PROBLEM TO WORK ON. Repeat exactly the lines running from the first line of the data to the line containing "vs Collection 4", both ends included, and nothing else; drop the pictures.

····················

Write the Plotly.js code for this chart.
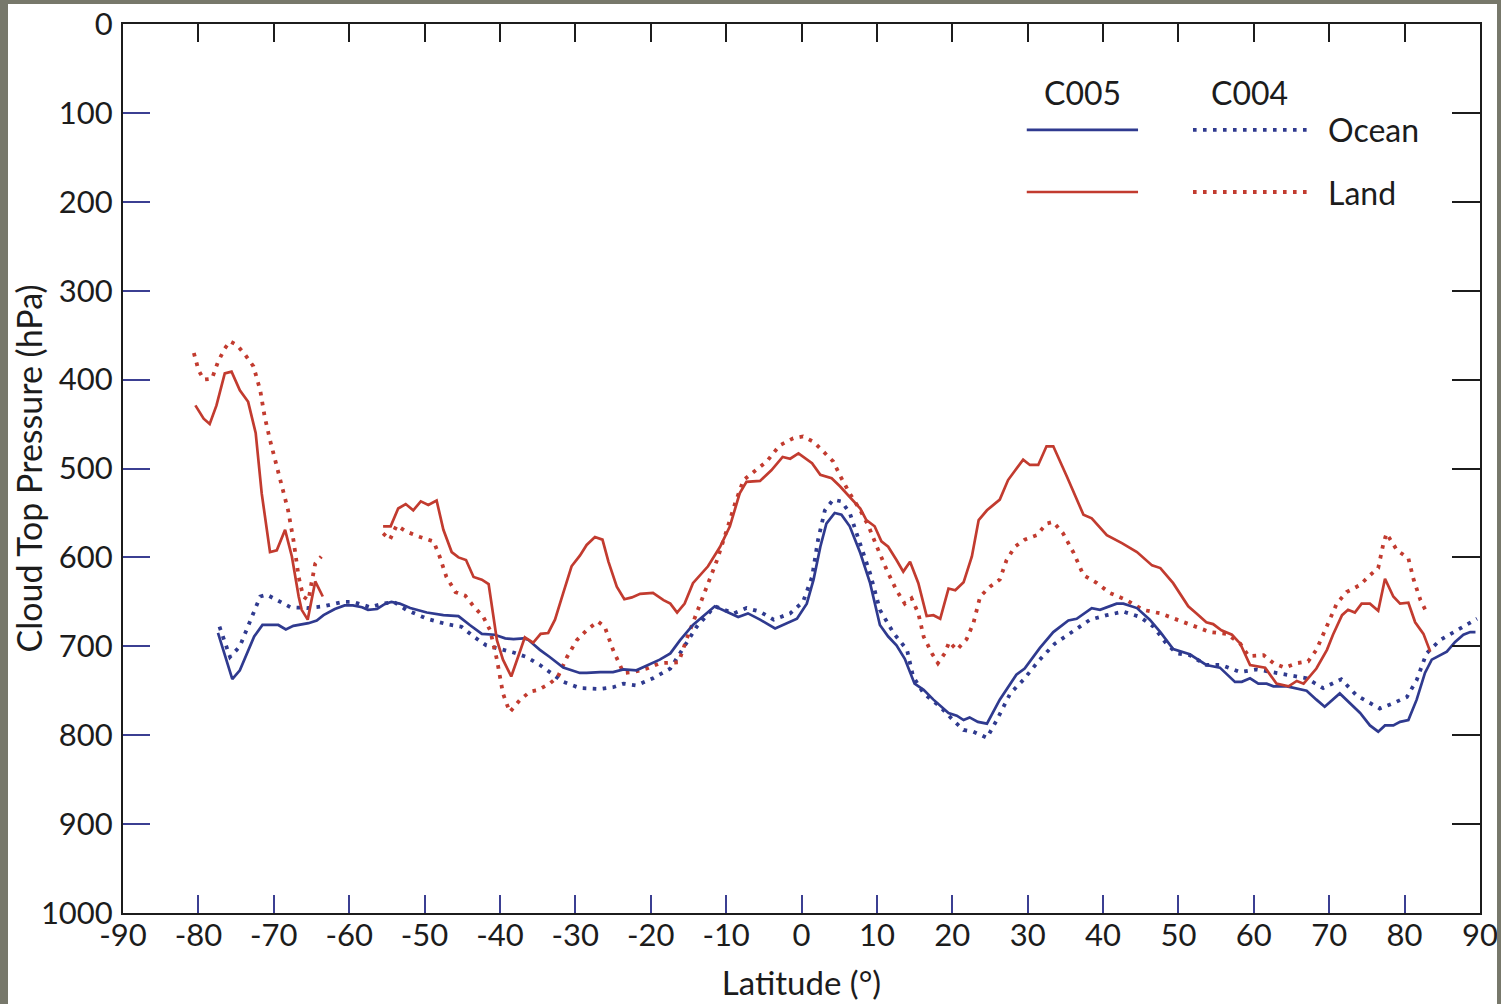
<!DOCTYPE html>
<html>
<head>
<meta charset="utf-8">
<script src="https://cdn.plot.ly/plotly-3.0.1.min.js"></script>
<style>
  html, body { margin: 0; padding: 0; background: #77786b; width: 1501px; height: 1004px; overflow: hidden; }
  #chart { position: absolute; left: 8px; top: 4px; width: 1489px; height: 1000px; background: #ffffff; }
</style>
</head>
<body>
<div id="chart"></div>
<script>
// Zonal mean cloud top pressure (hPa) by latitude, Collection 5 vs Collection 4

// C005, ocean
const c005OceanLat = [-77.4,-75.5,-74.5,-72.6,-71.5,-69.4,-68.4,-67.4,-65.4,-64.3,-63.4,-61.9,-60.6,-59.5,-58.3,-57.5,-56.3,-55.2,-54.4,-53.3,-51.9,-49.7,-47.5,-45.5,-44.0,-42.4,-40.7,-39.3,-38.2,-36.9,-36.2,-34.7,-33.4,-31.6,-29.4,-28.5,-26.7,-25.0,-23.6,-21.9,-18.8,-17.4,-16.1,-14.4,-11.5,-8.4,-7.1,-5.5,-3.5,-0.6,0.7,1.6,2.5,3.3,4.4,5.3,6.4,7.8,9.1,10.4,11.5,12.6,13.7,15.0,16.2,17.5,19.5,20.6,21.5,22.3,23.4,24.6,26.3,28.5,29.6,31.6,33.4,35.4,36.5,38.5,39.6,41.8,42.7,44.5,46.2,47.6,49.3,51.5,53.7,55.5,57.5,58.4,59.5,60.6,61.7,62.6,64.4,66.1,67.0,68.3,69.4,71.4,72.8,74.1,75.4,76.5,77.4,78.5,79.4,80.5,81.6,82.7,83.6,84.7,85.6,86.7,87.8,88.7,89.4];
const c005OceanCtp = [685,737,727,689,676,676,681,677,674,671,665,658,654,654,656,659,658,652,650,652,657,662,665,666,676,686,687,691,692,691,693,704,712,724,730,730,729,729,726,727,715,708,693,676,655,667,663,670,680,669,652,625,588,562,550,552,565,595,629,676,689,699,714,742,749,760,775,778,783,780,785,787,760,732,725,702,684,671,669,657,659,652,652,657,670,684,703,709,721,724,740,740,736,742,742,745,745,748,750,760,768,753,764,775,789,796,789,789,785,783,760,730,715,710,706,695,687,684,684];

// C004, ocean
const c004OceanLat = [-77.2,-75.8,-74.5,-73.2,-71.8,-70.9,-69.2,-67.8,-65.6,-63.4,-60.8,-59.5,-57.2,-55.5,-54.1,-52.4,-49.7,-47.1,-45.1,-43.5,-41.8,-40.0,-38.2,-36.5,-34.7,-32.9,-31.6,-29.4,-26.7,-25.0,-23.6,-21.9,-19.7,-17.4,-15.9,-13.9,-11.5,-9.0,-7.3,-5.5,-3.7,-1.5,0.2,1.4,2.2,3.1,4.2,5.3,6.4,7.8,9.1,10.4,12.2,14.0,14.8,16.2,18.4,20.1,21.5,22.8,24.6,25.9,27.7,29.4,31.6,33.6,36.1,38.3,40.5,42.7,44.9,46.7,48.4,49.8,51.5,53.7,55.7,58.2,60.4,62.6,64.8,67.0,69.2,71.6,73.6,76.7,78.5,80.3,81.6,82.9,84.7,86.9,89.6];
const c004OceanCtp = [678,712,700,674,644,642,650,656,657,655,650,650,656,652,650,659,669,675,678,689,699,703,707,712,721,732,740,747,748,746,742,744,736,725,704,678,655,663,657,661,670,663,650,622,580,547,535,537,550,584,618,659,685,704,734,753,768,783,794,796,803,783,753,738,715,697,682,670,665,661,667,678,697,708,710,721,721,729,726,729,733,736,747,737,755,770,764,757,738,708,693,682,669];

// C005, land (no land values between about -63 and -55)
const c005LandLat = [-80.4,-79.3,-78.5,-77.6,-76.5,-75.6,-74.5,-73.4,-72.4,-71.6,-70.5,-69.6,-68.5,-67.6,-66.7,-66.3,-65.5,-64.5,-63.5,-59.0,-55.5,-54.5,-53.5,-52.5,-51.5,-50.5,-49.5,-48.4,-47.5,-46.4,-45.5,-44.5,-43.5,-42.4,-41.5,-40.4,-39.6,-38.5,-37.6,-36.7,-35.6,-34.6,-33.6,-32.7,-31.6,-30.5,-29.4,-28.5,-27.4,-26.4,-25.6,-24.5,-23.5,-22.5,-21.4,-19.7,-18.3,-17.4,-16.5,-15.5,-14.4,-12.4,-10.8,-9.5,-8.2,-7.3,-5.5,-4.0,-2.5,-1.5,-0.4,1.4,2.5,4.0,5.1,6.4,7.8,8.6,9.7,10.6,11.5,12.6,13.5,14.4,15.5,16.6,17.5,18.4,19.5,20.4,21.5,22.6,23.5,24.6,26.3,27.4,29.4,30.3,31.4,32.5,33.4,35.2,37.4,38.5,40.5,42.5,44.5,46.5,47.6,49.3,51.3,52.4,53.7,54.6,55.7,57.1,58.2,59.5,61.5,63.0,64.6,65.7,66.6,68.3,69.7,70.5,71.7,72.5,73.4,74.3,75.4,76.5,77.4,78.5,79.4,80.5,81.4,82.5,83.4];
const c005LandCtp = [429,444,450,429,393,391,412,425,460,528,594,592,569,599,644,659,670,627,644,null,565,565,545,540,547,537,541,536,569,594,600,603,622,625,630,693,715,734,712,690,696,686,685,670,640,610,598,586,577,580,605,633,647,645,641,640,648,652,662,652,629,610,588,565,528,515,514,502,487,489,483,494,507,511,520,532,545,558,565,582,588,603,616,605,629,666,665,669,635,637,628,599,558,547,535,513,490,496,496,475,475,509,552,556,575,584,594,609,612,629,655,663,673,675,682,687,697,721,724,742,745,739,742,725,704,687,665,659,662,652,652,660,624,644,652,651,673,686,706];

// C004, land
const c004LandLat = [-80.6,-80.0,-79.3,-78.2,-77.4,-76.5,-75.8,-74.9,-73.8,-72.7,-71.8,-71.2,-70.5,-69.6,-68.7,-68.1,-67.4,-66.7,-66.1,-65.4,-65.0,-64.5,-63.7,-59.0,-55.5,-54.6,-53.7,-52.4,-50.6,-48.8,-48.0,-47.1,-45.9,-44.6,-43.5,-42.2,-41.3,-40.4,-39.6,-38.7,-37.3,-36.0,-34.9,-33.4,-32.3,-31.1,-29.8,-28.5,-27.0,-26.1,-25.0,-23.6,-22.3,-20.5,-18.8,-16.3,-15.2,-13.9,-12.6,-11.2,-9.9,-8.8,-7.7,-6.4,-4.6,-2.9,-1.1,0.2,1.6,2.9,4.2,5.3,6.4,7.8,8.9,10.0,11.3,12.6,13.7,14.6,15.5,16.2,17.3,18.1,19.0,19.6,20.6,21.9,22.8,23.7,25.0,26.3,27.2,28.3,29.6,31.2,32.5,33.4,34.7,36.1,37.4,39.2,40.9,43.1,45.3,47.6,49.8,52.0,54.2,56.4,58.2,59.3,61.3,62.6,64.1,65.7,67.2,68.3,69.7,71.0,72.3,74.1,75.4,76.5,77.2,77.6,79.0,80.5,81.2,82.1,83.1];
const c004LandCtp = [370,389,400,399,380,365,357,361,372,385,412,442,468,498,524,547,580,622,644,648,629,607,599,null,573,580,564,571,577,582,599,622,639,643,655,667,682,715,753,774,760,751,749,742,734,712,693,682,672,678,704,730,729,725,719,718,691,663,633,603,569,539,513,504,492,474,466,464,470,481,492,511,528,547,565,588,614,637,652,646,663,689,708,719,708,695,704,692,674,644,633,625,603,588,580,575,562,560,573,595,620,629,640,648,659,663,670,678,684,686,697,711,710,719,724,719,717,704,678,652,639,631,620,612,584,573,592,601,625,648,665];

// Axis ticks
const latTicks = [-90,-80,-70,-60,-50,-40,-30,-20,-10,0,10,20,30,40,50,60,70,80,90];
const latTickText = ['-90','-80','-70','-60','-50','-40','-30','-20','-10','0','10','20','30','40','50','60','70','80','90'];
const ctpTicks = [0,100,200,300,400,500,600,700,800,900,1000];
const ctpTickText = ['0','100','200','300','400','500','600','700','800','900','1000'];

// Legend entries
const collectionNames = ['C005', 'C004'];
const surfaceNames = ['Ocean', 'Land'];

const BLUE = '#2f3a8f';
const RED = '#c23b2f';
const INK = '#1c1c1c';
const TICK_BLUE = '#3b3f92';
const FONT = 'Gill Sans, "Gill Sans MT", Lato, "Open Sans", sans-serif';
const SOLID_W = 2.7;
const DOT_W = 3.8;
const DOT_DASH = '3.6px,6.4px';

const traces = [
  { x: c004OceanLat, y: c004OceanCtp, mode: 'lines', line: { color: BLUE, width: DOT_W, dash: DOT_DASH }, name: 'C004 Ocean', connectgaps: false },
  { x: c004LandLat, y: c004LandCtp, mode: 'lines', line: { color: RED, width: DOT_W, dash: DOT_DASH }, name: 'C004 Land', connectgaps: false },
  { x: c005OceanLat, y: c005OceanCtp, mode: 'lines', line: { color: BLUE, width: SOLID_W }, name: 'C005 Ocean', connectgaps: false },
  { x: c005LandLat, y: c005LandCtp, mode: 'lines', line: { color: RED, width: SOLID_W }, name: 'C005 Land', connectgaps: false },
  // carries the top and right frame axes
  { x: [], y: [], xaxis: 'x2', yaxis: 'y2', mode: 'lines', hoverinfo: 'skip', showlegend: false }
];

// Legend key geometry, in plot-area fractions
const keyCols = [
  { x0: 0.666, x1: 0.748, dash: 'solid', width: SOLID_W },
  { x0: 0.7885, x1: 0.8725, dash: DOT_DASH, width: DOT_W }
];
const keyRows = [
  { y: 0.8808, color: BLUE },
  { y: 0.8110, color: RED }
];

const shapes = [];
keyRows.forEach(r => keyCols.forEach(c => {
  shapes.push({ type: 'line', xref: 'paper', yref: 'paper', x0: c.x0, x1: c.x1, y0: r.y, y1: r.y,
    line: { color: r.color, width: c.width, dash: c.dash } });
}));

const annotations = [];
collectionNames.forEach((name, i) => {
  annotations.push({ xref: 'paper', yref: 'paper', x: (keyCols[i].x0 + keyCols[i].x1) / 2, y: 0.9235,
    text: name, showarrow: false, xanchor: 'center', yanchor: 'middle', font: { family: FONT, size: 32, color: INK } });
});
surfaceNames.forEach((name, i) => {
  annotations.push({ xref: 'paper', yref: 'paper', x: 0.8867, y: keyRows[i].y,
    text: name, showarrow: false, xanchor: 'left', yanchor: 'middle', font: { family: FONT, size: 32, color: INK } });
});

const layout = {
  width: 1489,
  height: 1000,
  margin: { l: 115, r: 17, t: 20, b: 91 },
  paper_bgcolor: '#ffffff',
  plot_bgcolor: '#ffffff',
  showlegend: false,
  font: { family: FONT, color: INK },
  xaxis: {
    range: [-90, 90.001], tickvals: latTicks, ticktext: latTickText,
    ticks: 'inside', ticklen: 18, tickwidth: 2, tickcolor: TICK_BLUE,
    showline: true, linecolor: INK, linewidth: 2, showgrid: false, zeroline: false,
    ticklabeloverflow: 'allow', ticklabelstandoff: -6,
    tickfont: { family: FONT, size: 31, color: INK },
    title: { text: 'Latitude (°)', font: { family: FONT, size: 33, color: INK }, standoff: 20 }
  },
  yaxis: {
    range: [1000, -0.01], tickvals: ctpTicks, ticktext: ctpTickText,
    ticks: 'inside', ticklen: 27, tickwidth: 2, tickcolor: TICK_BLUE,
    showline: true, linecolor: INK, linewidth: 2, showgrid: false, zeroline: false,
    ticklabeloverflow: 'allow', ticklabelstandoff: 2,
    tickfont: { family: FONT, size: 31, color: INK },
    title: { text: 'Cloud Top Pressure (hPa)', font: { family: FONT, size: 34, color: INK }, standoff: 6 }
  },
  xaxis2: {
    overlaying: 'x', side: 'top', anchor: 'y2', range: [-90, 90.001], tickvals: latTicks,
    ticks: 'inside', ticklen: 18, tickwidth: 2, tickcolor: INK, showticklabels: false,
    showline: true, linecolor: INK, linewidth: 2, showgrid: false, zeroline: false
  },
  yaxis2: {
    overlaying: 'y', side: 'right', anchor: 'x2', range: [1000, -0.01], tickvals: ctpTicks,
    ticks: 'inside', ticklen: 28, tickwidth: 2, tickcolor: INK, showticklabels: false,
    showline: true, linecolor: INK, linewidth: 2, showgrid: false, zeroline: false
  },
  shapes: shapes,
  annotations: annotations
};

Plotly.newPlot('chart', traces, layout, { staticPlot: true, displayModeBar: false });
</script>
</body>
</html>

····················

ANSWER FOR THE TASK.
Write the Plotly.js code for this chart.
<!DOCTYPE html>
<html>
<head>
<meta charset="utf-8">
<script src="https://cdn.plot.ly/plotly-3.0.1.min.js"></script>
<style>
  html, body { margin: 0; padding: 0; background: #77786b; width: 1501px; height: 1004px; overflow: hidden; }
  #chart { position: absolute; left: 8px; top: 4px; width: 1489px; height: 1000px; background: #ffffff; }
</style>
</head>
<body>
<div id="chart"></div>
<script>
// Zonal mean cloud top pressure (hPa) by latitude, Collection 5 vs Collection 4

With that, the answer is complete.